Yes, I do. I understand how cloud storage works. It concerns me that first Amazon and now Google have made it painfully clear that through no fault of your own, your "free" storage option isn't actually Yours but theirs to do what they want with or break or share or whatever. It's so easy and normal to keep things in the provided cloud storage that is provided and normally doesn't require a second thought. normally. the concern lies in that fact that it seem more and more companies aren't just leaving that storage space alone, be it general meta data about users being used for tracking and sales and marketing or deleting "inappropriate" content, or just breaking it and losing your stuff.
Meh. Google gets a lot of flack for tracking user behavior and user-generated content for marketing and sales purposes, but they also do it to improve user experience. Not only that, but they're pretty straightforward about it -- they're not hiding the fact that they do it, which is okay in my book.

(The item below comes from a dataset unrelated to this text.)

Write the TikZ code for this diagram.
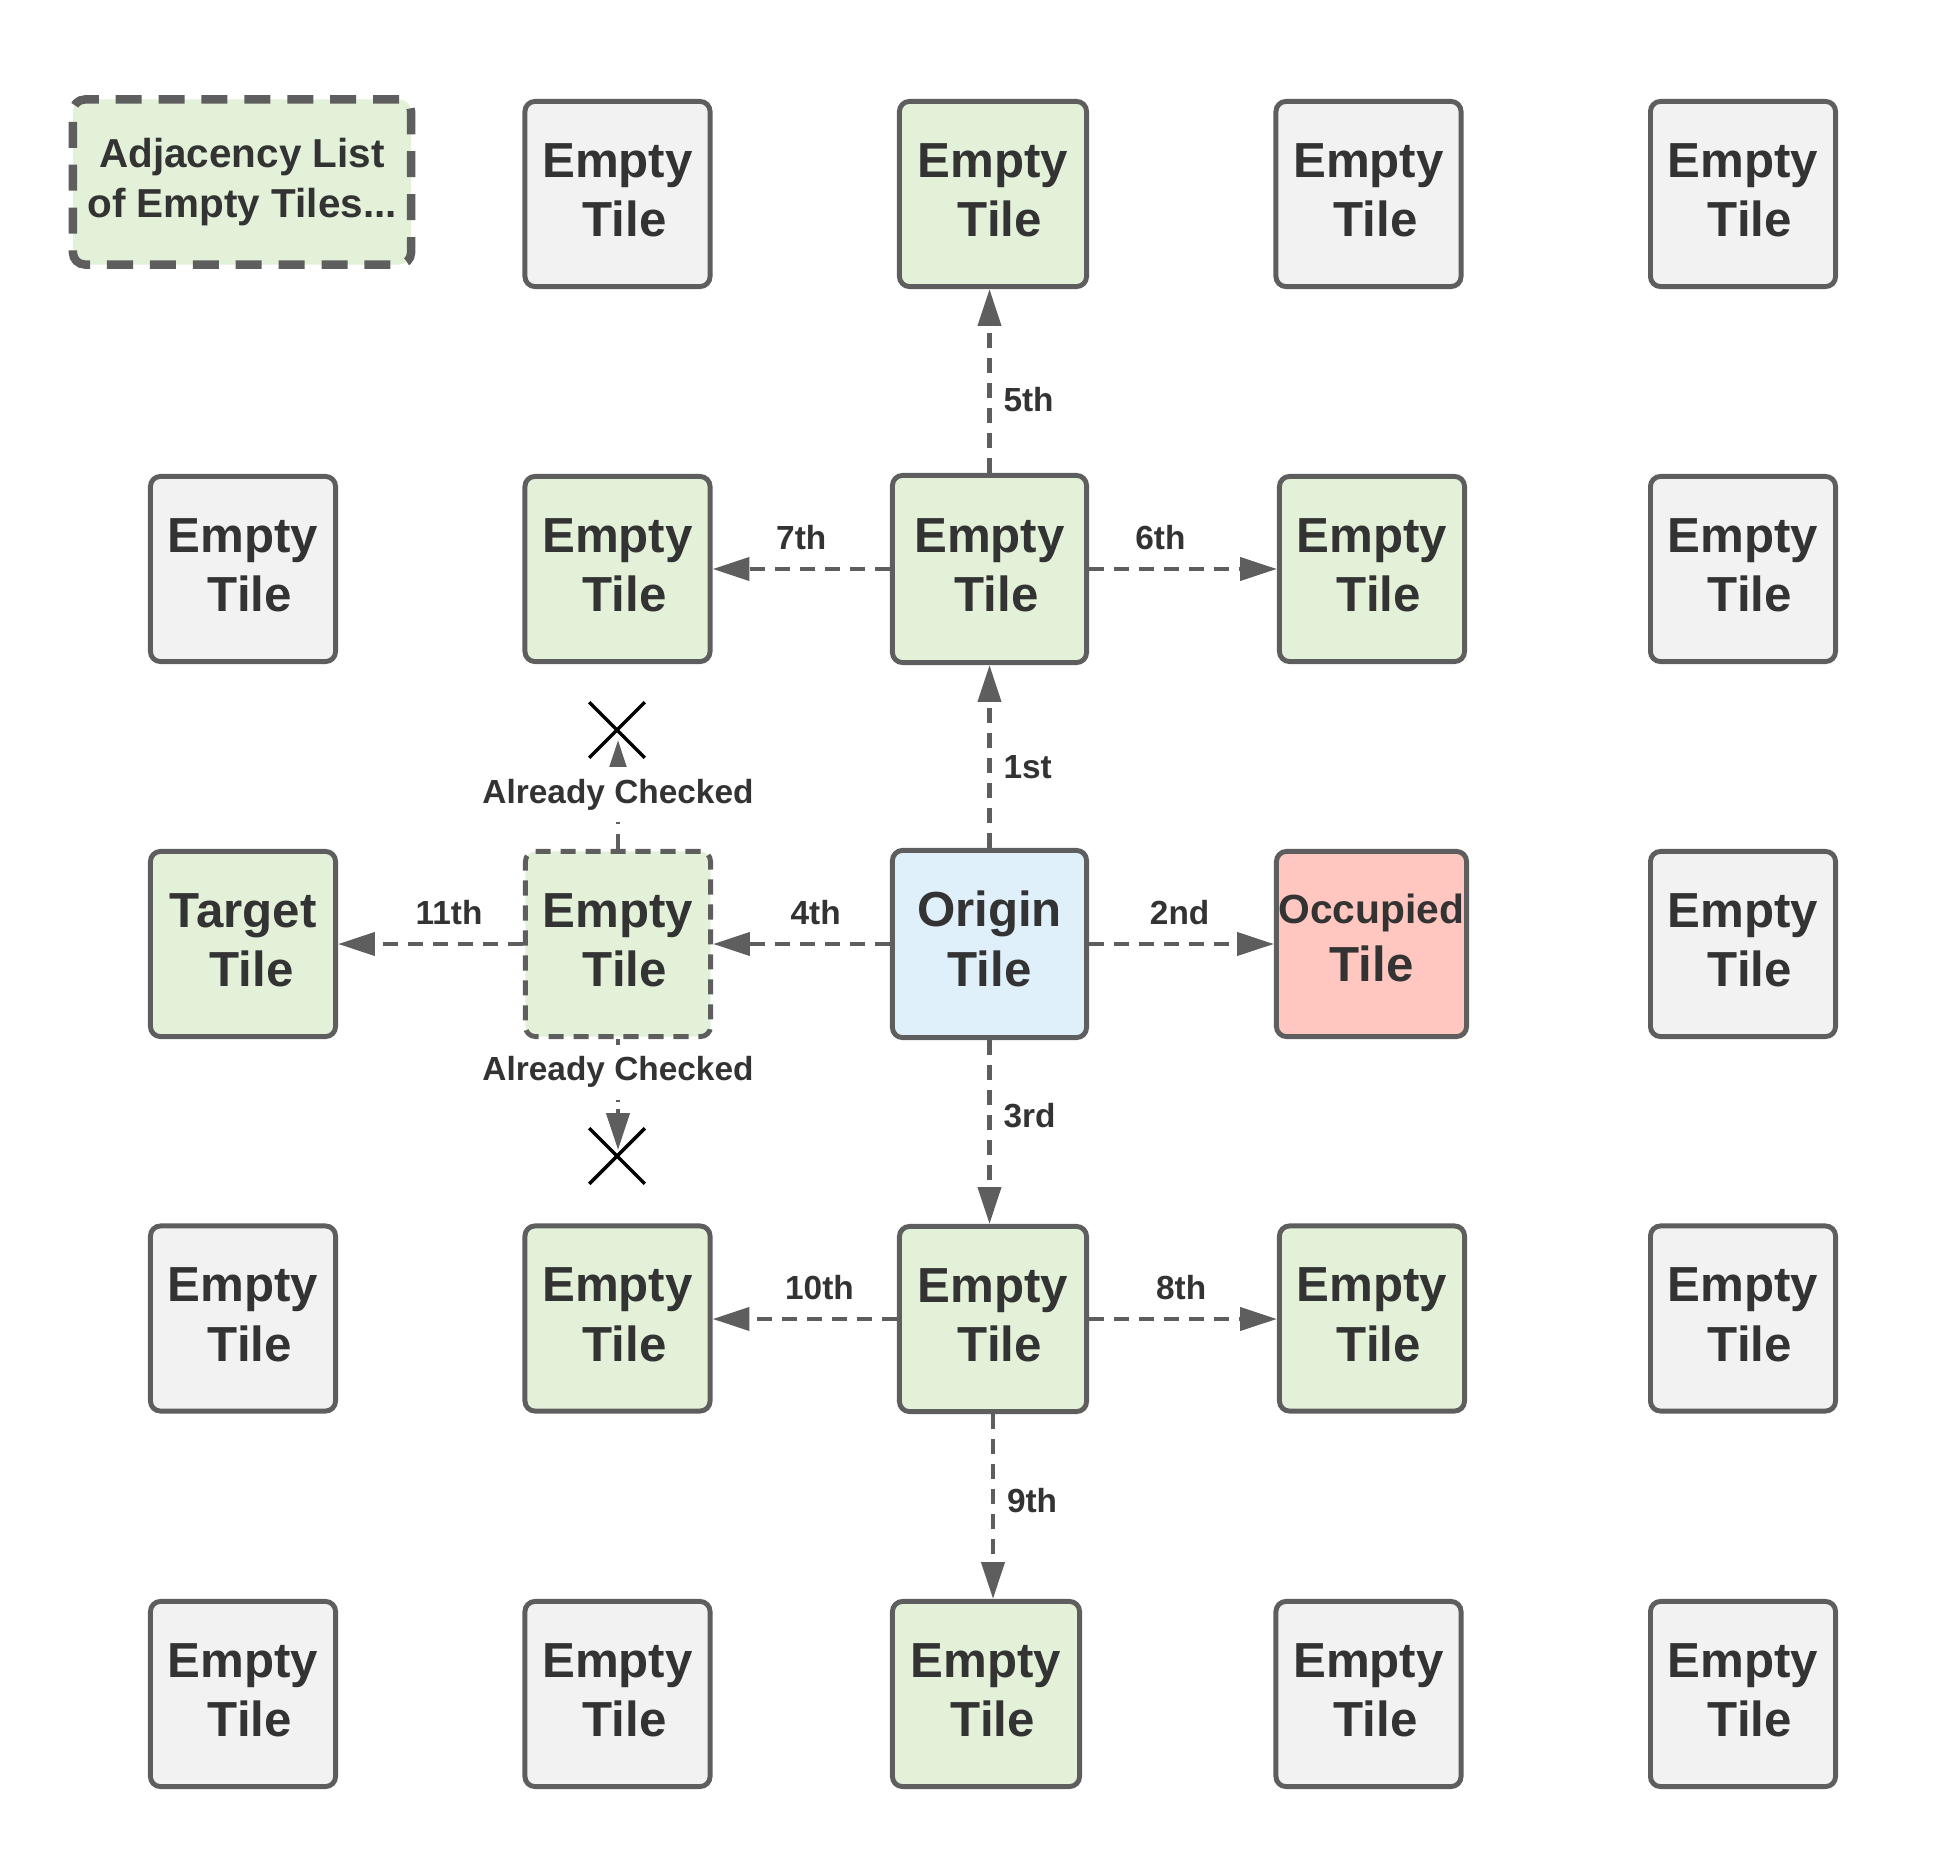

Especially because they're offering me a free service. I know translators bitch about how Google uses their translation memory if they opt to use the Google Translator Toolkit, or if the crowd manually improves upon their statistical machine translation memories and Google uses the data for other purposes. Thing is, they don't HAVE to provide these things for free. Gmail, though its simple in terms of user interface, probably cost quadrillions to develop, and will continue to cost more as they improve on its service offering. Not to mention the fact that memory, being magnetic media (to borrow Medi's phrase),
costs money. It costs a LOT of money.
It's win-win if you ask me, as long as I know what I'm signing up for. The average internet user is way too entitled for my taste, honestly.